The Office for National Statistics (ONS) has warned that the exit of workers aged between 50 and 65 from the workforce could negatively impact both individuals’ finances and the wider economy.

The organisation’s Living longer: impact of working from home on older workers study estimated that if the employment rate of people in the age group matched that of those aged 35 to 49 years, it would add more than 5 per cent to UK gross domestic product (GDP), equating to around £88bn.

The research pointed towards continued flexible working as a way to keep older workers in employment, noting that previous research from June and July 2020 had found that those who were working entirely from home were more likely to say they were planning to retire later (11 per cent) compared with those who were still having to deal with a commute (5 per cent).

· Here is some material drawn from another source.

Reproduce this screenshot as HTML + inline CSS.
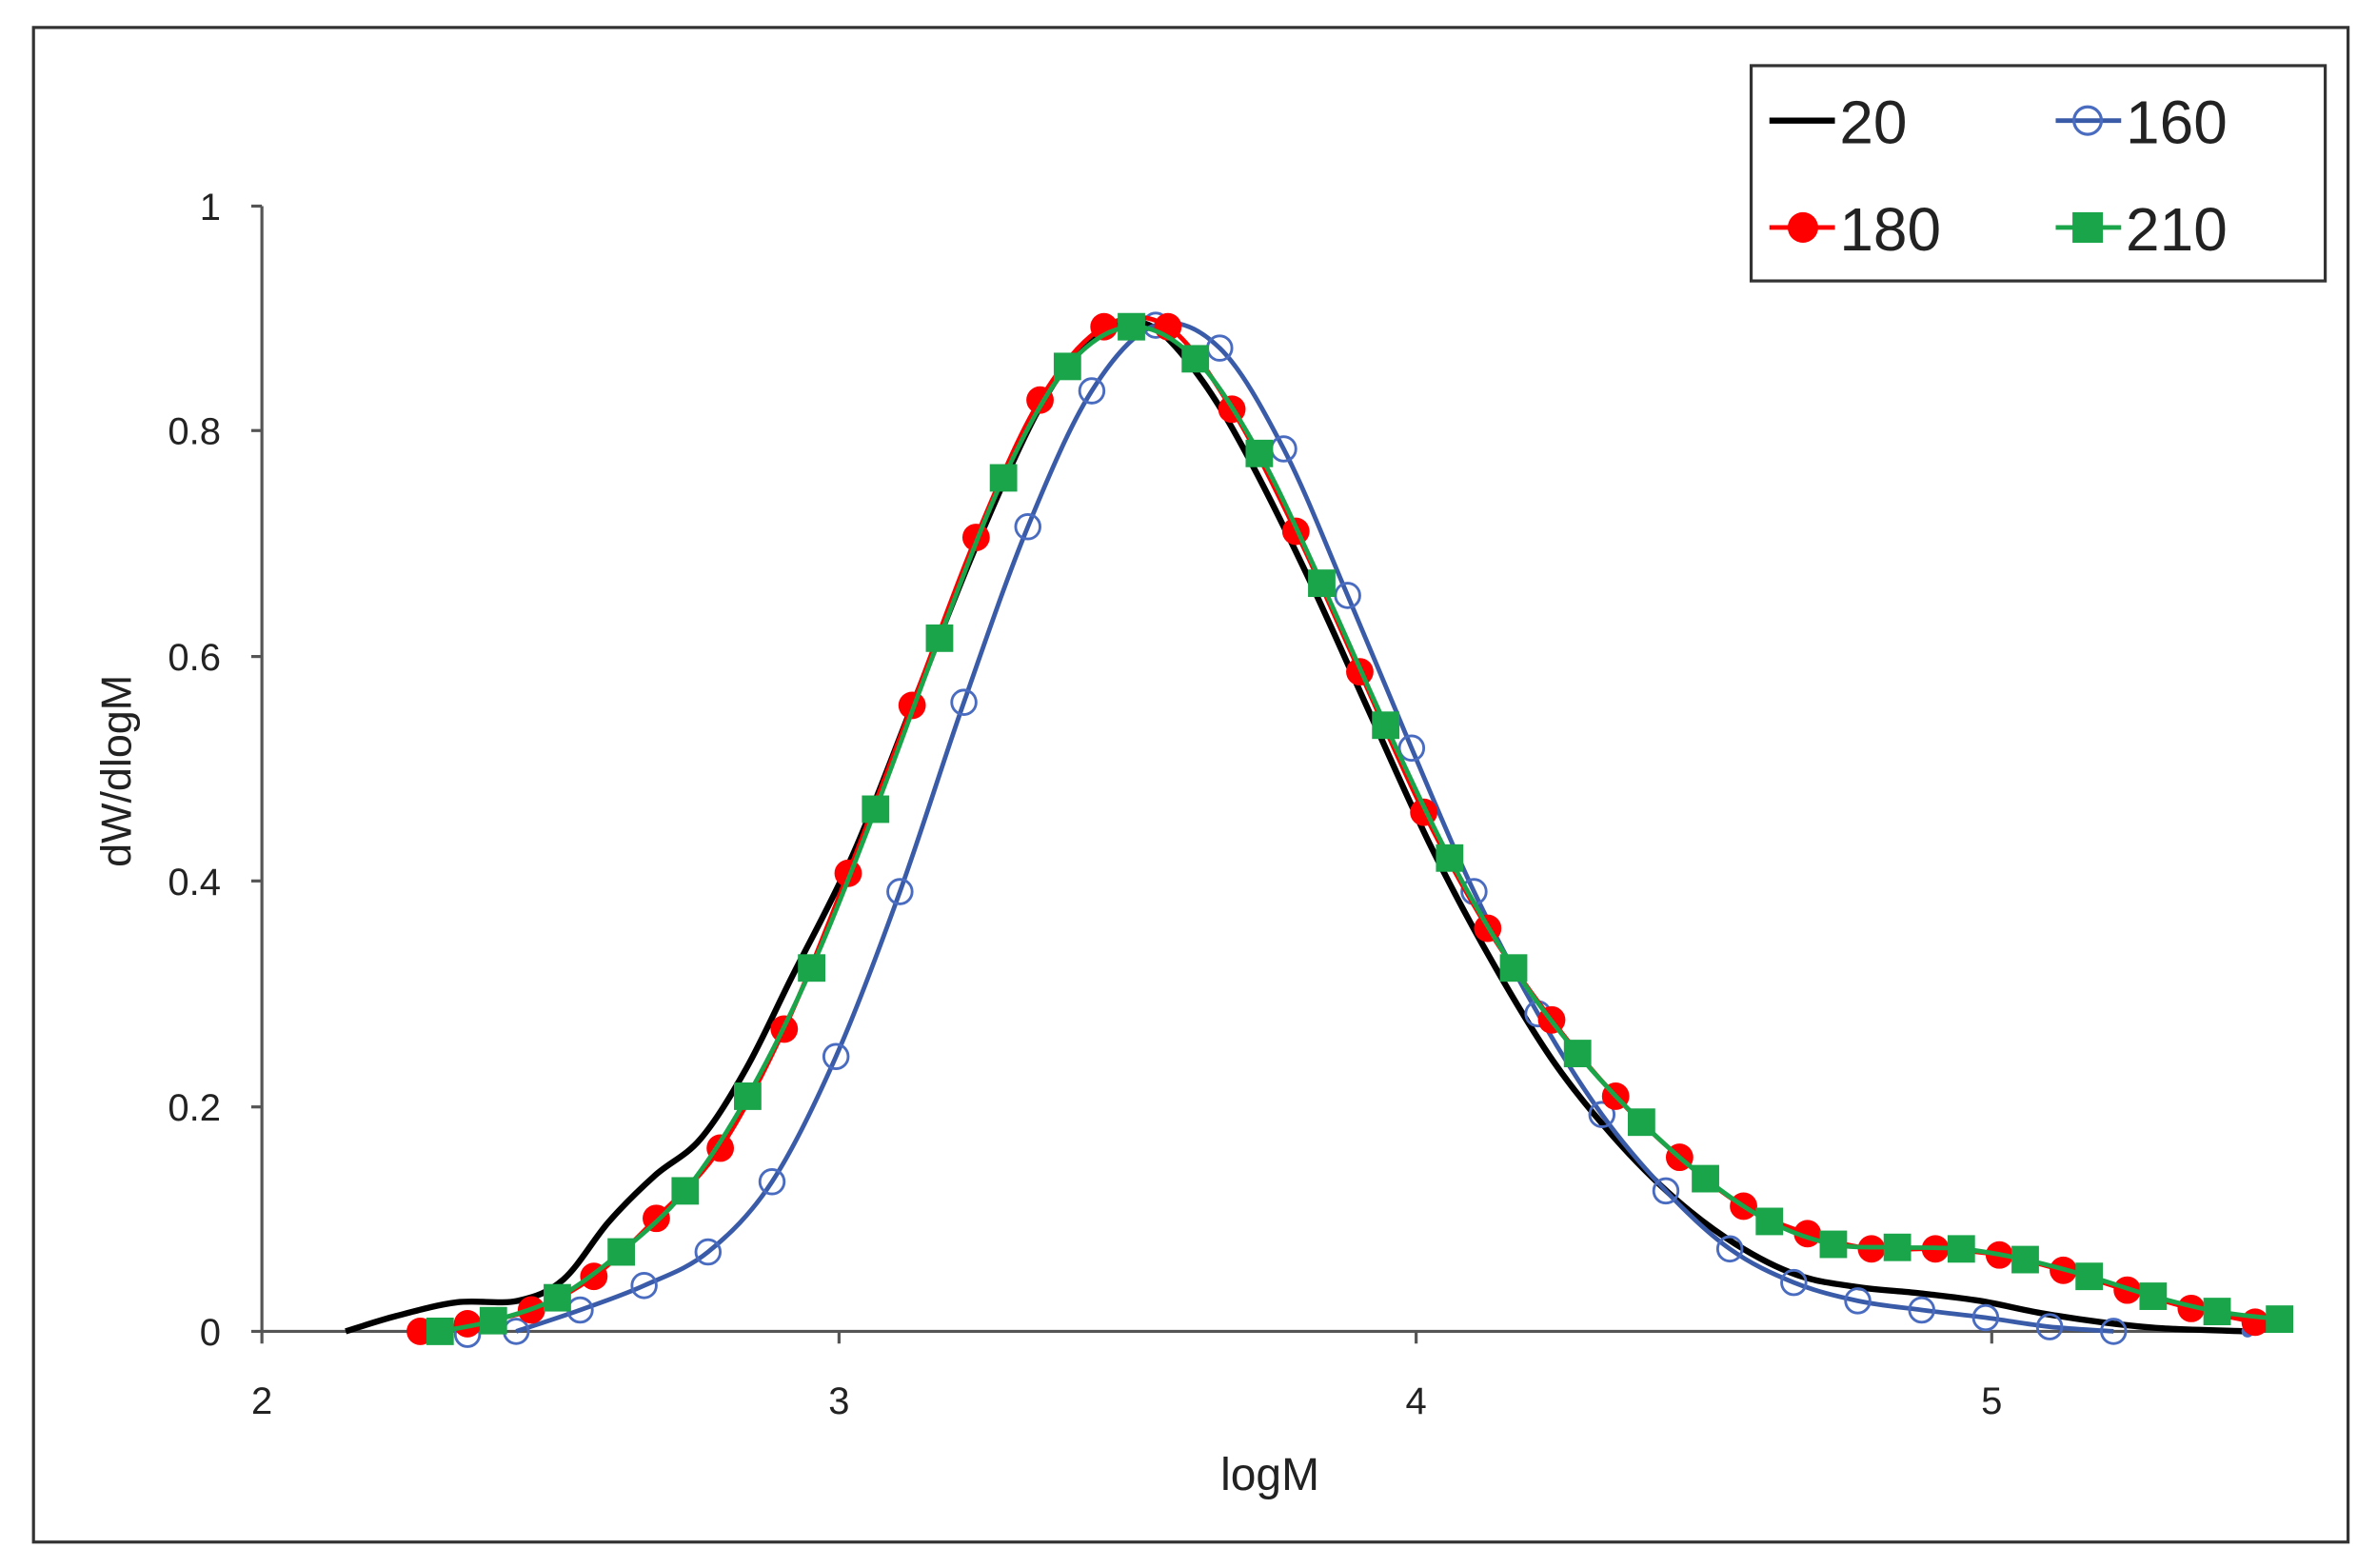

It also noted that its prior research had found that older workers aged 50 to 69 who were working from home thought it improved their work life balance and well-being, while people with long-term conditions were also found to be less likely to plan for early retirement if they were working from home.

Accordingly, the proportion of older workers who planned to work from home after the pandemic was 22 per cent, which ONS said was above pre-pandemic levels.

The report also identified strong differences between when people stopped working along gender lines, noting that 17.9 per cent of 50 year old women were economically inactive, compared with 9.6 per cent of men the same age.

Meanwhile, at age 64, 58.6 per cent of women were economically inactive, compared to 44.9 per cent of men.

Hargreaves Lansdown senior pensions and retirement analyst, Helen Morrissey, said: “Anything that enables people to stay in work for longer and benefit from increased income and pension contributions is welcome. Leaving the workforce early can have an enormous effect on someone’s financial resilience in retirement as well as their physical and mental wellbeing.

“This data shows that the shift to working from home has had a positive effect on older workers in terms of their health and work-life balance. Not having to commute to an office every day frees up time and can also mean you are less exposed to illness. It can mean people are able to work longer than they otherwise would have.”

Fidelity International investment director, Maike Currie, pointed out that not all older workers preferred working from home, explaining that Fidelity research had found that over a fifth (21 per cent) of people in their 50s thought the pandemic had “a negative impact on their career”.

She continued: “There is a financial domino effect - with a fifth (21 per cent) of over-55s experiencing a decrease in their personal income over a 12-month period due to the pandemic, with a real concern that changes to working patterns or income levels could mean retirement looks very different to the one people had imagined pre-pandemic.”

AJ Bell head of retirement policy, Tom Selby, added: “While in some cases stopping work early will be a voluntary decision – for example as a result of early retirement – in other situations it will be less voluntary, such as ill-health.

“Worryingly, although perhaps not surprisingly, people who work in low-paying or physically intensive sectors are six times more likely to stop working before state pension age because of ill-health than those working in other professions.

“What’s more, women are more likely to stop working early than men, potentially further perpetuating the gap in pensions between the sexes. Stopping working in your 50s – when in theory your earning power and ability to save should be at its highest – could also have a significant impact people’s retirement outcomes.”